■ The task ■
Each line of the material below that holds the word "this" needs to be copied.

■ Supplied material ■

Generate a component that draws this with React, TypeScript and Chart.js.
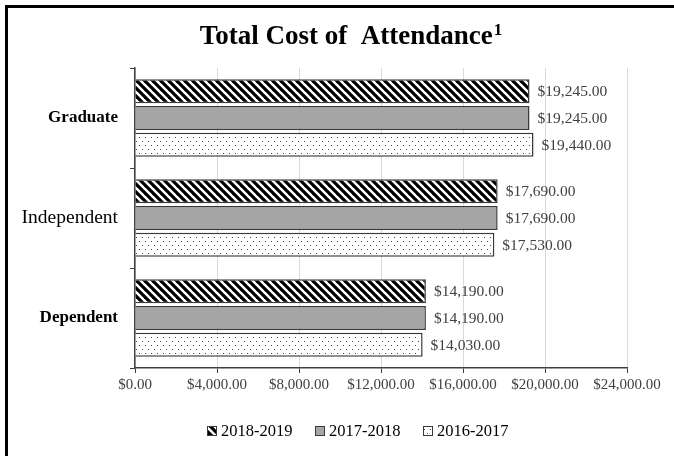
import React, { useEffect, useRef } from "react";
import { Chart, registerables } from "chart.js";

Chart.register(...registerables);

const titleText = "Total Cost of  Attendance";
const titleNote = "1";
const categories = ["Graduate", "Independent", "Dependent"];
const seriesNames = ["2018-2019", "2017-2018", "2016-2017"];
const values2018_2019 = [19245, 17690, 14190];
const values2017_2018 = [19245, 17690, 14190];
const values2016_2017 = [19440, 17530, 14030];
const xTickMin = 0;
const xTickMax = 24000;
const xTickStep = 4000;

const SERIF = "'Liberation Serif', 'DejaVu Serif', serif";
const BORDER = "#3a3a3a";

function money(n: number): string {
  const s = n.toFixed(2);
  const [i, d] = s.split(".");
  return "$" + i.replace(/\B(?=(\d{3})+(?!\d))/g, ",") + "." + d;
}

function stripePattern(): CanvasPattern | string {
  const c = document.createElement("canvas");
  c.width = 8;
  c.height = 8;
  const g = c.getContext("2d");
  if (!g) return "#000";
  g.fillStyle = "#fff";
  g.fillRect(0, 0, 8, 8);
  g.strokeStyle = "#000";
  g.lineWidth = 3.2;
  for (const k of [-1, 0, 1]) {
    g.beginPath();
    g.moveTo(-2, k * 8 - 2);
    g.lineTo(10, 10 + k * 8);
    g.stroke();
  }
  return g.createPattern(c, "repeat") as CanvasPattern;
}

function dotPattern(): CanvasPattern | string {
  const c = document.createElement("canvas");
  c.width = 6;
  c.height = 8;
  const g = c.getContext("2d");
  if (!g) return "#fff";
  g.fillStyle = "#fff";
  g.fillRect(0, 0, 6, 8);
  g.fillStyle = "#444";
  g.fillRect(1, 1, 1, 1);
  g.fillRect(4, 5, 1, 1);
  return g.createPattern(c, "repeat") as CanvasPattern;
}

const valueLabels = {
  id: "valueLabels",
  afterDatasetsDraw(chart: any) {
    const ctx = chart.ctx;
    ctx.save();
    ctx.font = "15.5px " + SERIF;
    ctx.fillStyle = "#404040";
    ctx.textAlign = "left";
    ctx.textBaseline = "middle";
    chart.data.datasets.forEach((ds: any, di: number) => {
      const meta = chart.getDatasetMeta(di);
      meta.data.forEach((bar: any, i: number) => {
        ctx.fillText(money(ds.data[i]), bar.x + 8, bar.y + 1);
      });
    });
    ctx.restore();
  },
};

const titleAndLegend = {
  id: "titleAndLegend",
  afterDraw(chart: any) {
    const ctx = chart.ctx;
    ctx.save();
    // title
    ctx.fillStyle = "#000";
    ctx.textBaseline = "alphabetic";
    ctx.font = "bold 27px " + SERIF;
    const mainW = ctx.measureText(titleText).width;
    ctx.font = "bold 17px " + SERIF;
    const noteW = ctx.measureText(titleNote).width;
    const startX = 351 - (mainW + noteW + 1) / 2;
    ctx.font = "bold 27px " + SERIF;
    ctx.textAlign = "left";
    ctx.fillText(titleText, startX, 44);
    ctx.font = "bold 17px " + SERIF;
    ctx.fillText(titleNote, startX + mainW + 1, 35);
    // legend
    const boxXs = [207, 315, 423];
    const legendY = 431;
    ctx.font = "16.5px " + SERIF;
    ctx.textBaseline = "middle";
    chart.data.datasets.forEach((ds: any, i: number) => {
      const bx = boxXs[i];
      ctx.fillStyle = ds.backgroundColor;
      ctx.fillRect(bx, legendY - 5, 10, 10);
      ctx.strokeStyle = BORDER;
      ctx.lineWidth = 1;
      ctx.strokeRect(bx + 0.5, legendY - 4.5, 9, 9);
      ctx.fillStyle = "#000";
      ctx.fillText(ds.label, bx + 14, legendY + 1);
    });
    ctx.restore();
  },
};

export default function App() {
  const ref = useRef<HTMLCanvasElement | null>(null);

  useEffect(() => {
    if (!ref.current) return;
    const fills = [stripePattern(), "#a6a6a6", dotPattern()];
    const seriesData = [values2018_2019, values2017_2018, values2016_2017];
    const chart = new Chart(ref.current, {
      type: "bar",
      data: {
        labels: categories,
        datasets: seriesNames.map((name, i) => ({
          label: name,
          data: seriesData[i],
          backgroundColor: fills[i] as any,
          borderColor: BORDER,
          borderWidth: 1.5,
          categoryPercentage: 0.8,
          barPercentage: 0.9,
        })),
      },
      options: {
        indexAxis: "y",
        responsive: false,
        animation: false,
        layout: { padding: { left: 0, right: 47, top: 68, bottom: 48 } },
        plugins: {
          title: { display: false },
          legend: { display: false },
          tooltip: { enabled: false },
        },
        scales: {
          x: {
            min: xTickMin,
            max: xTickMax,
            ticks: {
              stepSize: xTickStep,
              color: "#404040",
              font: { family: SERIF, size: 15 },
              padding: 3,
              maxRotation: 0,
              callback: (v: any) => money(Number(v)),
            },
            grid: {
              color: "#d9d9d9",
              lineWidth: 1,
              tickLength: 5,
              tickColor: "#404040",
            },
            border: { color: "#404040", width: 1.5 },
            afterFit: (s: any) => {
              s.height = 40;
            },
          },
          y: {
            ticks: {
              color: "#000",
              font: (ctx: any) =>
                ctx.index === 1
                  ? { family: SERIF, size: 19.5, weight: "normal" }
                  : { family: SERIF, size: 17, weight: "bold" },
              padding: 12,
            },
            grid: {
              drawOnChartArea: false,
              tickLength: 5,
              tickColor: "#404040",
              offset: true,
            },
            border: { color: "#404040", width: 1.5 },
            afterFit: (s: any) => {
              s.width = 135;
            },
          },
        },
      },
      plugins: [valueLabels, titleAndLegend],
    });
    return () => chart.destroy();
  }, []);

  return (
    <div
      style={{
        position: "fixed",
        left: 0,
        top: 0,
        width: 674,
        height: 456,
        overflow: "hidden",
        background: "#fff",
      }}
    >
      <canvas ref={ref} width={674} height={456} style={{ position: "absolute", left: 0, top: 0 }} />
      <div
        style={{
          position: "absolute",
          left: 5,
          top: 5,
          width: 720,
          height: 520,
          border: "3px solid #000",
          boxSizing: "border-box",
          pointerEvents: "none",
        }}
      />
    </div>
  );
}
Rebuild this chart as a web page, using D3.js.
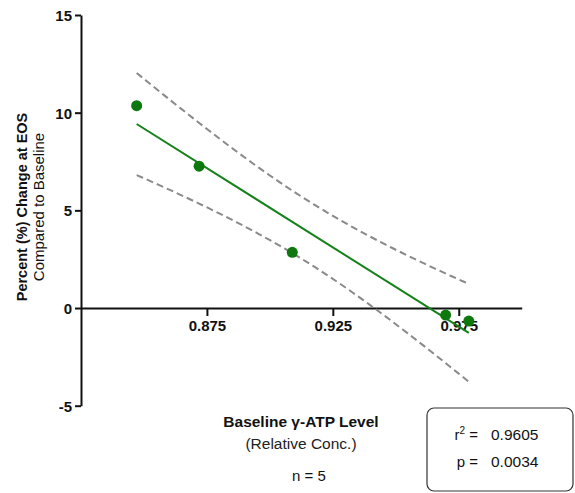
<!DOCTYPE html>
<html>
<head>
<meta charset="utf-8">
<script src="https://cdn.jsdelivr.net/npm/d3@7"></script>
<style>
  body { margin: 0; background: #fff; }
  svg { display: block; font-family: "Liberation Sans", Arial, sans-serif; }
</style>
</head>
<body>
<div id="chart"></div>
<script>
// data
var atpLevel = [0.8471, 0.8719, 0.9089, 0.9698, 0.9790];
var pctChange = [10.36, 7.26, 2.85, -0.36, -0.67];
var xTicks = [0.875, 0.925, 0.975];
var yTicks = [-5, 0, 5, 10, 15];
var statNames = ['r', 'p'];
var statValues = ['0.9605', '0.0034'];
var sampleSize = 5;

var svgWidth = 575, svgHeight = 493;
var svg = d3.select('#chart').append('svg')
    .attr('width', svgWidth)
    .attr('height', svgHeight);

var x = d3.scaleLinear().domain([0.825, 1.0]).range([81, 521.7]);
var y = d3.scaleLinear().domain([-5, 15]).range([405.7, 15]);

// linear fit + 95% confidence band
var n = atpLevel.length;
var mx = d3.mean(atpLevel), my = d3.mean(pctChange);
var sxx = d3.sum(atpLevel, function(v) { return (v - mx) * (v - mx); });
var sxy = d3.sum(atpLevel, function(v, i) { return (v - mx) * (pctChange[i] - my); });
var slope = sxy / sxx;
var intercept = my - slope * mx;
var sse = d3.sum(atpLevel, function(v, i) {
    var r = pctChange[i] - (intercept + slope * v);
    return r * r;
});
var se = Math.sqrt(sse / (n - 2));
var tCrit = 3.182; // df = 3

var xMin = d3.min(atpLevel), xMax = d3.max(atpLevel);
var grid = d3.range(0, 61).map(function(i) { return xMin + (xMax - xMin) * i / 60; });
function fit(v) { return intercept + slope * v; }
function half(v) { return tCrit * se * Math.sqrt(1 / n + (v - mx) * (v - mx) / sxx); }

var line = d3.line()
    .x(function(d) { return x(d[0]); })
    .y(function(d) { return y(d[1]); });

// axes
var yAxis = svg.append('g')
    .attr('transform', 'translate(' + x(0.825) + ',0)')
    .call(d3.axisLeft(y).tickValues(yTicks).tickFormat(function(d) { return String(d); })
        .tickSize(6).tickSizeOuter(0).tickPadding(3));

var xAxis = svg.append('g')
    .attr('transform', 'translate(0,' + y(0) + ')')
    .call(d3.axisBottom(x).tickValues(xTicks).tickFormat(d3.format('.3f')).tickSize(8).tickSizeOuter(0).tickPadding(4));

[xAxis, yAxis].forEach(function(a) {
    a.select('.domain').attr('stroke', '#111').attr('stroke-width', 2);
    a.selectAll('.tick line').attr('stroke', '#111').attr('stroke-width', 2);
    a.selectAll('.tick text')
        .attr('fill', '#111')
        .style('font-size', '15px')
        .style('font-weight', 'bold')
        .style('font-family', '"Liberation Sans", Arial, sans-serif');
});
yAxis.selectAll('.tick text').attr('dy', '0.36em');

// confidence bands
svg.append('path')
    .attr('d', line(grid.map(function(v) { return [v, fit(v) + half(v)]; })))
    .attr('fill', 'none').attr('stroke', '#8a8a8a').attr('stroke-width', 2)
    .attr('stroke-dasharray', '7,4');
svg.append('path')
    .attr('d', line(grid.map(function(v) { return [v, fit(v) - half(v)]; })))
    .attr('fill', 'none').attr('stroke', '#8a8a8a').attr('stroke-width', 2)
    .attr('stroke-dasharray', '7,4');

// regression line
svg.append('path')
    .attr('d', line([[xMin, fit(xMin)], [xMax, fit(xMax)]]))
    .attr('fill', 'none').attr('stroke', '#16801a').attr('stroke-width', 2);

// points
svg.selectAll('.dot')
    .data(atpLevel)
    .enter().append('circle')
    .attr('class', 'dot')
    .attr('cx', function(d) { return x(d); })
    .attr('cy', function(d, i) { return y(pctChange[i]); })
    .attr('r', 5.5)
    .attr('fill', '#0d780d');

// y title
var yTitle = svg.append('text')
    .attr('transform', 'translate(27,207) rotate(-90)')
    .attr('text-anchor', 'middle')
    .attr('fill', '#111');
yTitle.append('tspan')
    .attr('x', 0).attr('y', 0)
    .style('font-weight', 'bold').style('font-size', '14.5px')
    .text('Percent (%) Change at EOS');
yTitle.append('tspan')
    .attr('x', 0).attr('y', 17)
    .style('font-size', '15px')
    .text('Compared to Baseline');

// x title
svg.append('text')
    .attr('x', 301).attr('y', 427)
    .attr('text-anchor', 'middle')
    .style('font-weight', 'bold').style('font-size', '15.5px')
    .attr('fill', '#111')
    .text('Baseline \u03b3-ATP Level');
svg.append('text')
    .attr('x', 301).attr('y', 449)
    .attr('text-anchor', 'middle')
    .style('font-size', '15.5px')
    .attr('fill', '#222')
    .text('(Relative Conc.)');
svg.append('text')
    .attr('x', 309).attr('y', 481)
    .attr('text-anchor', 'middle')
    .style('font-size', '15px')
    .attr('fill', '#111')
    .text('n = ' + sampleSize);

// stats box
svg.append('rect')
    .attr('x', 427).attr('y', 408)
    .attr('width', 146).attr('height', 83)
    .attr('rx', 7)
    .attr('fill', '#fff')
    .attr('stroke', '#333').attr('stroke-width', 1.2);

statNames.forEach(function(name, i) {
    var by = 440 + i * 27;
    var lbl = svg.append('text')
        .attr('x', 478).attr('y', by)
        .attr('text-anchor', 'end')
        .style('font-size', '15px')
        .attr('fill', '#111');
    lbl.append('tspan').text(name);
    if (i === 0) {
        lbl.append('tspan').attr('dy', -6).style('font-size', '10px').text('2');
        lbl.append('tspan').attr('dy', 6).text(' =');
    } else {
        lbl.append('tspan').text(' =');
    }
    svg.append('text')
        .attr('x', 491).attr('y', by)
        .style('font-size', '15.5px')
        .attr('fill', '#111')
        .text(statValues[i]);
});
</script>
</body>
</html>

■ Exercise answer ■
Generate a component that draws this with React, TypeScript and Chart.js.
Rebuild this chart as a web page, using D3.js.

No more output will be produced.